The Orchard Grove community, about three miles east of Lowell, had at least four schoolhouses from the time of the pioneers until the last one was erected in 1898.
The first one-room school in Orchard Grove was a log building on "Warner land," and was used by a few pioneer families, including Warner, Wallace, Handly and Kenney. It was near Ind. 2 and the old Fred Ebert home and remained until there was a need for a larger building.
The second school was built on land donated for educational purposes by pioneer James Harvey Woodruff, who bought a 160-acre farm from the government in the early 1840's.

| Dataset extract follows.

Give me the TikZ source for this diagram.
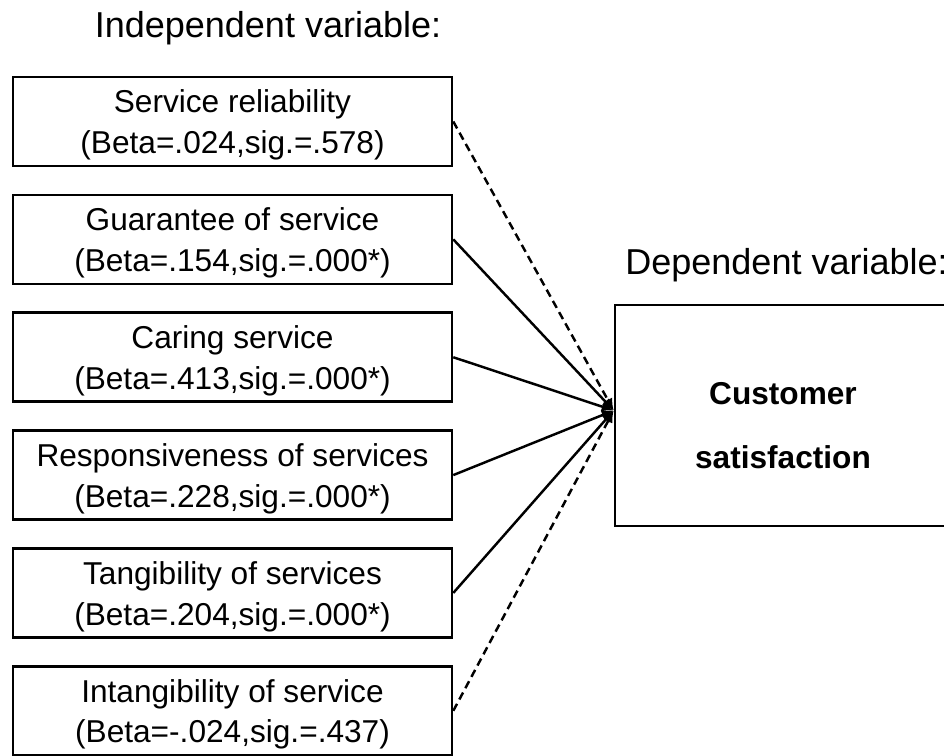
\documentclass[tikz,border=0pt]{standalone}
\usepackage{fontspec}
\setmainfont{Liberation Sans}
\usetikzlibrary{arrows.meta,positioning}
% two centred lines, the first one pushed a little lower
\newcommand{\twolines}[3]{\rule{0pt}{#1}#2\\#3}
\tikzset{
  varbox/.style={draw, line width=1.5pt, align=center,
                 minimum width=8.78cm, minimum height=1.78cm, inner sep=0pt,
                 font=\fontsize{18}{23.3}\selectfont},
  depbox/.style={draw, line width=1.5pt, align=center,
                 minimum width=6.72cm, minimum height=4.42cm, inner sep=0pt,
                 font=\fontsize{18}{36.4}\selectfont\bfseries},
  heading/.style={inner sep=0pt, font=\fontsize{20.5}{24}\selectfont},
  sig/.style={-{Latex[length=2.4mm,width=2mm]}, line width=1.4pt},
  nonsig/.style={sig, dash pattern=on 4.5pt off 2.8pt}
}
\begin{document}
\begin{tikzpicture}[x=0.02cm, y=-0.02cm, node distance=0.525cm]
  \useasboundingbox (0,0) rectangle (944,755);
  \clip (0,0) rectangle (944,755);
  % independent variables
  \node[heading] (indep) at (268,28) {Independent variable:};
  \node[varbox] (rel) at (232.5,121.5) {\twolines{17pt}{Service reliability}{(Beta=.024,sig.=.578)}};
  \node[varbox, below=of rel] (guar) {\twolines{17pt}{Guarantee of service}{(Beta=.154,sig.=.000*)}};
  \node[varbox, below=of guar] (care) {\twolines{17pt}{Caring service}{(Beta=.413,sig.=.000*)}};
  \node[varbox, below=of care] (resp) {\twolines{17pt}{Responsiveness of services}{(Beta=.228,sig.=.000*)}};
  \node[varbox, below=of resp] (tang) {\twolines{17pt}{Tangibility of services}{(Beta=.204,sig.=.000*)}};
  \node[varbox, below=of tang] (intang) {\twolines{17pt}{Intangibility of service}{(Beta=-.024,sig.=.437)}};
  % dependent variable
  \node[depbox] (sat) at (783,415.5) {\twolines{24.5pt}{Customer}{satisfaction}};
  \node[heading, anchor=west] (dep) at (625,265) {Dependent variable:};
  \coordinate (hub) at ([yshift=0.1cm]sat.west);
  \draw[nonsig] (rel.east) -- (hub);
  \draw[sig] (guar.east) -- (hub);
  \draw[sig] (care.east) -- (hub);
  \draw[sig] (resp.east) -- (hub);
  \draw[sig] (tang.east) -- (hub);
  \draw[nonsig] (intang.east) -- (hub);
\end{tikzpicture}
\end{document}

This frame schoolhouse was on the west side of the present Grant St., near the east end of Belshaw Rd., and faced east. Sometimes the school sessions were four months in the winter, three in the summer, with as many as 66 students crowded at the planks fastened to the wall for desks, with boards for seats.
Like many of the buildings of the period, it had wooden shingles, which made it easier to catch on fire from lightning or from sparks from the pot bellied stove inside. It was destroyed by fire, and the community quickly organized to build a new school.
The third school, a temporary building, was built in a hurry so that the school term could be furnished, but it was soon condemned, and plans for the next school were made.
The fourth school, the one many still remember, was built in 1898 to replace that temporary building, this time on the east side of the present Grant St., and it faced north along the old road which once crossed the field from the Orchard Grove Cemetery to the east.
The 1898 building according to an item in The Lowell Tribune in the 1950's, was used for school, church, funerals, family reunions, community gatherings, and Farm Bureau and Indian Trail Grange meetings. The Orchard Grove Women's Club also used it often for meetings, parties and entertainment, along with the home economics, 4-H and conservation clubs and many other civic groups. The Old Timer, as a Boy Scout, took part in some of the Grange skits performed there.
At the age of 76, Stella (Vandercar) Wallace wrote that she and her two daughters, as well as her three great grandchildren, were all raised on the same farm (Ebert) and all attended the same school, "Good ole Orchard Grove."
The following is a list (not complete) of the teachers at the Orchard Grove schools through the years: H.H. Ragon (of the Tribune's founders family), Jim Westbay , Emma Dumond, Libbie Kenney, Alice Robbins, Billy Northrup, Luella Fuller, Fred Ewer, Nattie Sanger, Starr Brownell, Minnie Ebert, John Buckley, Bessie Purdy, Nina Pattee, Ernie Gregg, Roy Daum, Gretna Norton, Lula Spaulding, Georgia Norton, Ruth Brownell, Ben Lynch, Judson Sanger, Mildred Surprise, Lois Metcalf, Ernestine Ebert, Ruby Nichols, Julia Stenerson Miller, Ethel Burroughs, Rachel Dodge, Herb Prague, and Carl Miller. Many are names of pioneer families.
Carl Miller was the last teacher before the school being disbanded in the fall of 1927. The schoolchildren of the Orchard Grove community were then bused to the Lowell Grade School, still standing, but empty, on Main St.
A picture taken in 1895 shows the teacher at Orchard Grove School and the students posed near the school. The teacher was John Buckley, who became a dentist and moved to California. The students names: Kate Kenney , Melvin Ebert, William Dickinson, Alice Spaulding, Jessie Kenney, Gretna Norton (later a teacher), George Davis, Annie Ebert, Ellen Dodge, Joe Ebert, Roy Kenney, Arthur Ebert, Elsie Ferguson, Grace Norton, Frank Ebert, Edith Craft, Ethel Davis, Walter Craft, Jodie Craft, Georgia Norton (later a teacher), Genia Norton, Laura Ebert, Frank Dodge, Frank Norton, Fred Ebert, Edith Leroy, Amy Dickinson, Vada Craft, Ina McNay, Nadine Ebert, Mable Craft, Guy Tilton, Judson Ragon, Ivan Kenney and Fay Tilton. The photo was courtesy of Cass Scritchfield.
In another Lowell Tribune story circa 1950's: "The school had an average attendance of from 40 to 60 pupils, so its influence has reached far. It has been the pulse and heart of the social, educational and spiritual life of the Orchard Grove Community through the century and a long established landmark. This is a salute of honor to the disappearing Orchard Grove School House; its memory will continue."
The old school is gone, but still remembered by many.